Chaka Khan (born Yvette Marie Stevens; March 23, 1953) is a Grammy Award-winning American singer-songwriter best known for such hit songs as "I'm Every Woman", "Ain't Nobody", "I Feel for You" and "Through the Fire". She sang a modernized theme song for the popular children's TV show Reading Rainbow in the show's later years. Khan was featured vocalist in the funk band Rufus with hit songs, "Tell Me Something Good", "You Got The Love", "Once You Get Started", 'Sweet Thing", "Everlasting Love" and "Stay", before launching a solo career.
Early life (1953-1970)
Khan was born Yvette Marie Stevens in North Chicago, Illinois. Her sister is dance music artist Taka Boom, and her brother is Mark Stevens of the band Aurra. Khan was raised on Chicago's South Side, and at the age of eleven formed her first group, the Crystalettes. She went to Calumet High School and Kenwood Academy on the city's south side and while in high school, she joined the Afro-Arts Theater group, which toured with Motown great Mary Wells. She adopted the African name "Chaka" while working as a volunteer on the Black Panthers' Free Breakfast for Children program in Chicago. During a naming ceremony at the Afro-Arts Theater, a Yoruba priest christened her Chaka Adunne Aduffe Yemoja Hodarhi Karifi (as stated on her official website). After quitting high school in 1969, Chaka joined the group Lyfe, before leaving to join another soul band, The Babysitters, replacing former lead singer Baby Huey. Neither group enjoyed mainstream success, but her fortunes changed when she teamed with ex-American Breed member Kevin Murphy and Andre Fischer to form Rufus. Around this time she married bass guitarist Hassan Khan.

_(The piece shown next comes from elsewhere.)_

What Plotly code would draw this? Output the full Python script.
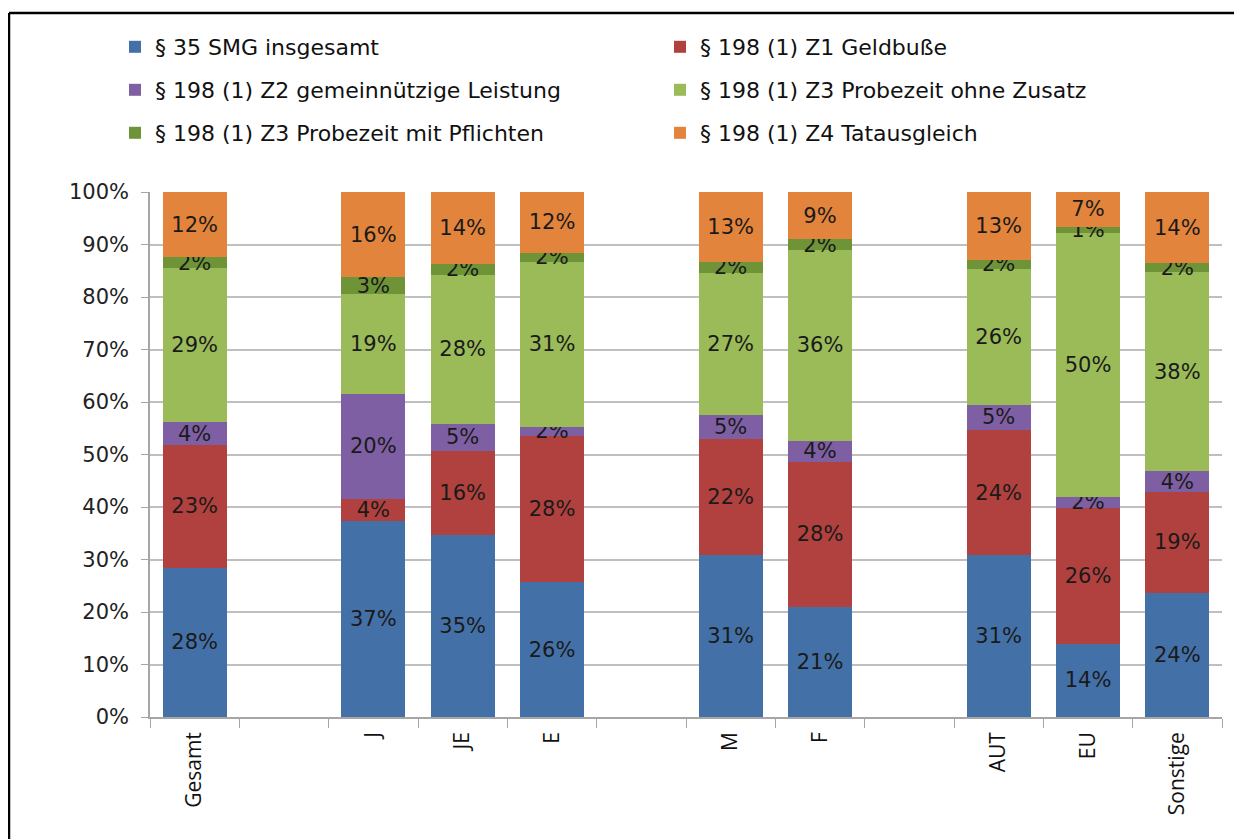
import plotly.graph_objects as go

# slots on the category axis (blank ones are the gaps between groups)
categories = ["Gesamt", " ", "J", "JE", "E", "  ", "M", "F", "   ", "AUT", "EU", "Sonstige"]
groups = ["Gesamt", "J", "JE", "E", "M", "F", "AUT", "EU", "Sonstige"]

smg_35 = [28.4, 37.4, 34.6, 25.7, 30.8, 21.0, 30.9, 14.0, 23.6]
z1_geldbusse = [23.4, 4.2, 16.1, 27.8, 22.1, 27.6, 23.7, 25.9, 19.3]
z2_gemeinnuetzig = [4.3, 19.9, 5.2, 1.8, 4.6, 4.0, 4.9, 2.1, 3.9]
z3_ohne_zusatz = [29.4, 19.0, 28.3, 31.4, 27.1, 36.4, 25.8, 50.1, 38.0]
z3_mit_pflichten = [2.1, 3.3, 2.1, 1.7, 2.1, 2.0, 1.8, 1.3, 1.6]
z4_tatausgleich = [12.4, 16.2, 13.7, 11.6, 13.3, 9.0, 12.9, 6.6, 13.6]

series = [
    ("§ 35 SMG insgesamt", smg_35, "#4470a8", "legend"),
    ("§ 198 (1) Z1 Geldbuße", z1_geldbusse, "#b0413e", "legend"),
    ("§ 198 (1) Z2 gemeinnützige Leistung", z2_gemeinnuetzig, "#7f5fa3", "legend2"),
    ("§ 198 (1) Z3 Probezeit ohne Zusatz", z3_ohne_zusatz, "#9bbb59", "legend2"),
    ("§ 198 (1) Z3 Probezeit mit Pflichten", z3_mit_pflichten, "#6f9438", "legend3"),
    ("§ 198 (1) Z4 Tatausgleich", z4_tatausgleich, "#e3843c", "legend3"),
]

WIDE = "DejaVu Sans"
NARROW = "Open Sans"

fig = go.Figure()
for name, vals, color, leg in series:
    fig.add_trace(go.Bar(
        x=groups, y=vals, name=name, legend=leg,
        marker=dict(color=color, line=dict(width=0)),
        width=0.72,
        texttemplate="%{y:.0f}%",
        textposition="inside", insidetextanchor="middle", textangle=0,
        textfont=dict(family=WIDE, size=21, color="#1a1a1a"),
    ))

# page body has an 8px margin, so work in screen pixels and shift
OFF = 8
W, H = 1242 - OFF, 839 - OFF
L, R, T, B = 150 - OFF, 1242 - 1222, 192 - OFF, 839 - 717
pw, ph = W - L - R, H - T - B

def px_x(x):
    return (x - OFF - L) / pw

def px_y(y):
    return (T + ph - (y - OFF)) / ph

legend_common = dict(orientation="h", xanchor="left", yanchor="middle",
                     x=px_x(115), entrywidth=500, entrywidthmode="pixels",
                     font=dict(family=WIDE, size=22, color="#111111"),
                     bgcolor="rgba(0,0,0,0)", traceorder="normal")

fig.update_layout(
    width=W, height=H,
    margin=dict(l=L, r=R, t=T, b=B),
    barmode="stack",
    paper_bgcolor="white", plot_bgcolor="white",
    font=dict(family=WIDE, size=20, color="#222222"),
    uniformtext=dict(minsize=21, mode="show"),
    legend=dict(y=px_y(47), **legend_common),
    legend2=dict(y=px_y(90), **legend_common),
    legend3=dict(y=px_y(133), **legend_common),
    xaxis=dict(
        type="category", categoryorder="array", categoryarray=categories,
        range=[-0.5, len(categories) - 0.5],
        tickson="boundaries", ticks="outside", ticklen=9, tickcolor="#a6a6a6",
        tickangle=-90, showline=True, linecolor="#a6a6a6", linewidth=1.5,
        showgrid=False, ticklabelstandoff=5,
        tickfont=dict(family=NARROW, size=21, color="#111111"),
    ),
    yaxis=dict(
        range=[0, 100], dtick=10, ticksuffix="%",
        ticks="outside", ticklen=7, tickcolor="#a6a6a6",
        showline=True, linecolor="#a6a6a6", linewidth=1.5,
        showgrid=True, gridcolor="#bfbfbf", gridwidth=1.5,
        ticklabelstandoff=8,
        tickfont=dict(family=WIDE, size=21, color="#222222"),
        zeroline=False,
    ),
    shapes=[
        dict(type="line", xref="paper", yref="paper",
             x0=px_x(9), x1=px_x(1250), y0=px_y(13), y1=px_y(13),
             line=dict(color="black", width=2.5)),
        dict(type="line", xref="paper", yref="paper",
             x0=px_x(9), x1=px_x(9), y0=px_y(13), y1=px_y(850),
             line=dict(color="black", width=2.5)),
    ],
)

fig.write_html("out.html")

Life with Rufus (1970-1983)
Rufus debuted in 1973 with a self-titled album on the ABC label. The first album failed to achieve commercial success. However, by decade's end, Rufus was among the most successful funk groups, rivaling the popularity of Earth Wind & Fire, The Commodores, War and The Ohio Players. With the help of Stevie Wonder, Rufus broke into both the pop music and R&B charts in 1974 with the Gold-selling hit "Tell Me Something Good". They followed that hit with another hit single, "You Got The Love", co-written by and featuring a then-unknown Ray Parker, Jr. on lead guitar, which propelled the album Rags To Rufus to Gold status by the summer of 1974. That year was a very good one for Chaka Khan and the group, for on the strength of the Rags album, a third album was hurriedly finished. Released in October 1974, Rufusized became their second Gold (now Platinum) album, containing multiple radio hits.The fourth album, released in early 1976, was self-titled and contained the Gold single "Sweet Thing". This was the year that their "brand" was immortalized: Chaka's most prominent facial feature became the logo for the band: a big pair of juicy red lips. It came to epitomize the sound, the sexiness, and swagger of the band itself. Throughout the remainder of the 1970s, Rufus and Chaka Khan were rarely off the charts, having a plethora of memorable smash single hits and album favorites, including "Tell Me Something Good", "Once You Get Started", "Sweet Thing", "Hollywood" and "Everlasting Love", among others. The group earned eight platinum albums (Rags To Rufus, Rufusized], Rufus Featuring Chaka Khan, Ask Rufus, Street Player, Masterjam, Stompin' At The Savoy, and The Very Best Of Rufus And Chaka Khan) and three Gold singles with "Tell Me Something Good", "Sweet Thing" and "Do You Love What You Feel?".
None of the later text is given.